Scoperto ormone rafforza-ossa: segreto delle mamme che allattano e speranza contro l’osteoporosi
- 25/07/2024
- Popolazione
Una ricerca ha scoperto un ormone rafforza-ossa che sarebbe l’alleato delle mamme che allattano, nonché una risposta efficace all’osteoporosi.
La ricerca è partita da una domanda: come fanno le mamme che allattano a mantenere ossa robuste nonostante il calcio venga sottratto per produrre latte?
Un’annosa questione scientifica che ha finalmente trovato una risposta grazie a un gruppo di ricercatori delle università della California di San Francisco (UCSF) e di Davis. La chiave risiede in un ormone chiamato Ccn3, che nei topi femmine aumenta la densità e la forza ossea. La scoperta, pubblicata sulla rivista “Nature”, apre nuove prospettive per il trattamento delle fratture e dell’osteoporosi, che colpisce oltre 200 milioni di persone nel mondo, soprattutto donne.
Il segreto delle ossa forti durante l’allattamento
Durante l’allattamento, i livelli di estrogeni sono bassi, eppure l’osteoporosi e le fratture ossee sono rare, suggerendo l’esistenza di altri fattori oltre agli estrogeni che supportano la formazione ossea. Holly Ingraham, farmacologa dell’UCSF e autore senior dello studio, aveva in precedenza osservato che il blocco di un recettore degli estrogeni in neuroni specifici del cervello dei topi femmine portava a un aumento della massa ossea. Questa volta, il team ha identificato l’ormone Ccn3 nella stessa regione cerebrale delle mamme topo che allattano.
Prove sperimentali e applicazioni terapeutiche
I ricercatori hanno scoperto che l’assenza di Ccn3 nei topi femmine che allattano provoca una rapida perdita di tessuto osseo, mentre i loro cuccioli dimagriscono, il che dimostra l’importanza di questo ormone. Aumentando i livelli di Ccn3 nei topi, si è osservata una crescita significativa della massa e della forza ossea, persino nelle femmine prive di estrogeni o molto vecchie, in cui la massa ossea è raddoppiata.

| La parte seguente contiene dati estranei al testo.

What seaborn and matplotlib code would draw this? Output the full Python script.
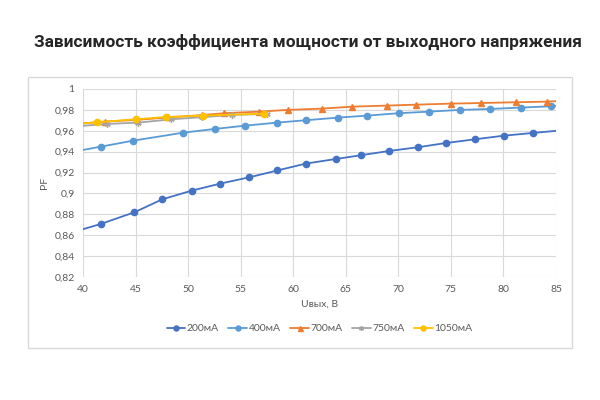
import numpy as np
import pandas as pd
import seaborn as sns
import matplotlib.pyplot as plt
from matplotlib.patches import Rectangle
from matplotlib.ticker import FuncFormatter, MultipleLocator

# data (points outside 40..85 only carry the line to the edge)
u_200 = [38.9, 41.7, 44.9, 47.55, 50.35, 53.05, 55.84, 58.5, 61.2, 64.07, 66.45, 69.14, 71.84, 74.54, 77.33, 80.03, 82.79, 85.5]
pf_200 = [0.8625, 0.8708, 0.882, 0.8944, 0.9027, 0.9094, 0.9155, 0.922, 0.9286, 0.933, 0.9366, 0.9407, 0.9442, 0.9483, 0.9519, 0.9553, 0.9579, 0.9604]
u_400 = [38.8, 41.7, 44.8, 49.55, 52.57, 55.43, 58.45, 61.2, 64.26, 67.0, 70.03, 72.89, 75.9, 78.7, 81.69, 84.57, 87.4]
pf_400 = [0.9394, 0.9448, 0.9506, 0.9582, 0.9618, 0.9649, 0.9678, 0.9701, 0.9726, 0.9745, 0.9768, 0.9783, 0.98, 0.9809, 0.9822, 0.9835, 0.985]
u_700 = [38.9, 42.1, 45.1, 48.1, 51.3, 53.4, 56.7, 59.5, 62.7, 65.6, 68.9, 71.7, 75.0, 77.9, 81.2, 84.1, 87.0]
pf_700 = [0.9662, 0.9688, 0.9704, 0.9728, 0.975, 0.9768, 0.9783, 0.98, 0.9812, 0.9831, 0.9841, 0.985, 0.986, 0.9866, 0.9873, 0.9879, 0.9893]
u_750 = [39.0, 42.25, 45.27, 48.4, 51.3, 54.2, 57.5]
pf_750 = [0.964, 0.9665, 0.9678, 0.971, 0.973, 0.9752, 0.9761]
u_1050 = [38.6, 41.37, 45.0, 47.9, 51.4, 57.2]
pf_1050 = [0.9658, 0.9682, 0.971, 0.9732, 0.9745, 0.9764]

labels = ["200мА", "400мА", "700мА", "750мА", "1050мА"]
colors = ["#4472C4", "#5B9BD5", "#ED7D31", "#A5A5A5", "#FFC000"]
markers = ["o", "o", "^", (6, 2, 0), "o"]
series = [(u_200, pf_200), (u_400, pf_400), (u_700, pf_700), (u_750, pf_750), (u_1050, pf_1050)]

sns.set_style("white")
plt.rcParams['font.family'] = ['Lato', 'DejaVu Sans']

fig = plt.figure(figsize=(6, 4), dpi=100)
fig.patches.append(Rectangle((0.047, 0.13), 0.906, 0.6775, transform=fig.transFigure,
                             fill=False, edgecolor="#D9D9D9", linewidth=1))
ax = fig.add_axes([0.1383, 0.3075, 0.7884, 0.47])

for (u, pf), lab, col, mk in zip(series, labels, colors, markers):
  df = pd.DataFrame({"U": u, "PF": pf})
  sns.lineplot(data=df, x="U", y="PF", ax=ax, color=col, marker=mk, markersize=4.5,
               markeredgecolor=col, markeredgewidth=1, linewidth=1.3, label=lab, sort=False)

ax.set_xlim(40, 85)
ax.set_ylim(0.82, 1.0)
ax.xaxis.set_major_locator(MultipleLocator(5))
ax.yaxis.set_major_locator(MultipleLocator(0.02))
ax.yaxis.set_major_formatter(FuncFormatter(lambda v, p: ("%g" % round(v, 2)).replace(".", ",")))
ax.grid(True, color="#D9D9D9", linewidth=0.8)
for s in ax.spines.values():
  s.set_visible(False)
ax.tick_params(axis="both", length=0, labelsize=7.5, labelcolor="#595959", pad=6)
ax.set_xlabel("Uвых, В", fontsize=7.5, color="#595959", labelpad=4)
ax.set_ylabel("PF", fontsize=7.5, color="#595959", labelpad=4)

ax.legend(loc="upper center", bbox_to_anchor=(0.5, -0.2), ncol=5, frameon=False,
          fontsize=7.5, labelcolor="#595959", handlelength=1.8, columnspacing=0.9,
          handletextpad=0.15, markerscale=0.8)

fig.text(0.513, 0.895, "Зависимость коэффициента мощности от выходного напряжения",
         ha="center", va="center", fontsize=12.45, fontweight="bold", family=["Roboto", "DejaVu Sans"])

plt.savefig("out.png", dpi=100)
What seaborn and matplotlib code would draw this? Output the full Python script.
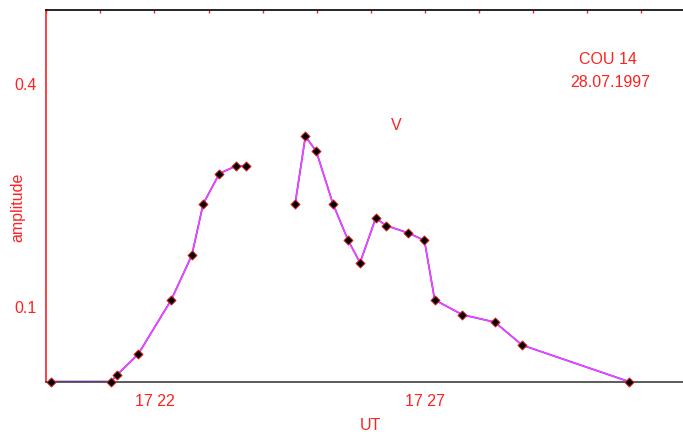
import pandas as pd
import matplotlib.pyplot as plt
import seaborn as sns
from matplotlib.ticker import MultipleLocator, FixedLocator, FixedFormatter

# readings, UT in minutes after 17:00
ut_min = [20.09, 21.20, 21.30, 21.70, 22.31, 22.69, 22.90, 23.20, 23.50, 23.70,
          24.60, 24.79, 24.99, 25.30, 25.58, 25.80, 26.09, 26.28, 26.69, 26.99,
          27.18, 27.69, 28.29, 28.80, 30.77]
amplitude = [0.0, 0.0, 0.0085, 0.037, 0.110, 0.170, 0.239, 0.280, 0.290, 0.290,
             0.239, 0.330, 0.310, 0.239, 0.190, 0.160, 0.220, 0.210, 0.200, 0.190,
             0.110, 0.090, 0.080, 0.049, 0.0]
segment = [1] * 10 + [2] * 15

x_ticks = [22, 27]
x_tick_labels = ["17 22", "17 27"]
y_ticks = [0.1, 0.4]
y_tick_labels = ["0.1", "0.4"]

df = pd.DataFrame({"ut": ut_min, "amp": amplitude, "seg": segment})

sns.set_style("white")
plt.rcParams['font.family'] = ['Liberation Sans', 'DejaVu Sans']
red = "#ff2020"

fig, ax = plt.subplots(figsize=(6.83, 4.32), dpi=100)
fig.subplots_adjust(left=46.3 / 683, right=1.0, bottom=(432 - 381.6) / 432, top=(432 - 10) / 432)

# blue under magenta gives the mixed look of the original trace
sns.lineplot(data=df, x="ut", y="amp", units="seg", estimator=None, sort=False,
             color="#3030ff", linewidth=1.2, ax=ax)
sns.lineplot(data=df, x="ut", y="amp", units="seg", estimator=None, sort=False,
             color="#ff40ff", linewidth=1.1, ax=ax)
sns.scatterplot(data=df, x="ut", y="amp", marker="D", s=22, color="black",
                edgecolor=red, linewidth=0.6, zorder=5, ax=ax, clip_on=False)

ax.set_xlim(20.0, 31.77)
ax.set_ylim(0, 0.5)

ax.xaxis.set_major_locator(FixedLocator(x_ticks))
ax.xaxis.set_major_formatter(FixedFormatter(x_tick_labels))
ax.xaxis.set_minor_locator(MultipleLocator(1))
ax.yaxis.set_major_locator(FixedLocator(y_ticks))
ax.yaxis.set_major_formatter(FixedFormatter(y_tick_labels))
ax.yaxis.set_minor_locator(MultipleLocator(0.02))

ax.tick_params(axis="x", which="both", direction="in", length=2.5, width=1, color=red,
               top=True, labelsize=11.5, labelcolor=red, pad=9)
ax.tick_params(axis="y", which="both", direction="in", length=2.5, width=1, color="#202020",
               labelsize=11.5, labelcolor=red, pad=7)

ax.spines["left"].set_color(red)
ax.spines["bottom"].set_color("#404040")
ax.spines["top"].set_color("black")
ax.spines["right"].set_visible(False)
for s in ["left", "bottom", "top"]:
    ax.spines[s].set_linewidth(1.2)

ax.set_xlabel("")
ax.set_ylabel("")
fig.text(370 / 683, 1 - 425 / 432, "UT", fontsize=11.5, color=red, ha="center", va="center")
fig.text(18 / 683, 1 - 207 / 432, "amplitude", fontsize=11.5, color=red,
         rotation=90, ha="center", va="center")

ax.text(26.46, 0.345, "V", fontsize=11.5, color=red, ha="center", va="center")
ax.text(30.38, 0.433, "COU 14", fontsize=11.5, color=red, ha="center", va="center")
ax.text(30.42, 0.402, "28.07.1997", fontsize=11.5, color=red, ha="center", va="center")

plt.savefig("out.png", dpi=100)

Thomas Ambrosi, collaboratore scientifico di Ingraham, ha notato che Ccn3 stimola le cellule staminali a differenziarsi in nuove cellule ossee, favorendo la guarigione delle fratture.
I risultati empirici sono stati entusiasmanti: un idrogel contenente l’ormone Ccn3, applicato come cerotto su fratture ossee di topi anziani, ha stimolato la formazione di nuovo osso nel sito fratturato. “Non siamo mai stati in grado di ottenere questo tipo di mineralizzazione e di guarigione con nessun altro approccio”, riferisce Ambrosi. Ora il team vuole proseguire gli studi per applicare il Ccn3 anche in altri contesti, come la rigenerazione della cartilagine.
L’ormone rafforza-ossa e le implicazioni sulla salute umana
Muriel Babey, endocrinologa dell’UCSF e co-prima autrice dello studio, intende esplorare come Ccn3 influenzi il metabolismo osseo in contesti patologici rilevanti. In collaborazione con il programma Catalyst dell’ateneo, William Krause inizierà a traslare questi risultati in ambito clinico.
“La perdita ossea non si verifica solo nelle donne in post-menopausa – ricorda l’autrice senior dello studio Holly Ingraham – ma spesso anche nelle donne che sono sopravvissute al cancro al seno e assumono bloccanti ormonali, nelle atlete d’élite giovani e altamente qualificate, e negli uomini anziani, il cui tasso di sopravvivenza dopo una frattura all’anca è più basso che nelle donne”.
Gli studi preclinici su Ccn3 sono promettenti, ma è necessario ulteriore lavoro per tradurre queste scoperte in terapie umane. Gli scienziati stanno pianificando ulteriori ricerche per esplorare l’efficacia di Ccn3 in contesti clinici diversi, inclusa la rigenerazione della cartilagine e la guarigione delle fratture. L’applicazione di Ccn3, fondamentale per le donne che allattano, potrebbe rappresentare una rivoluzione nel trattamento delle malattie ossee, offrendo nuove speranze a chi soffre di osteoporosi e altre condizioni debilitanti.
“Sarebbe incredibilmente emozionante se Ccn3 potesse aumentare la massa ossea in tutti questi scenari”, aggiunge la ricercatrice, evidenziando l’importanza di studiare anche i topi femmine, spesso trascurati nella ricerca biomedica.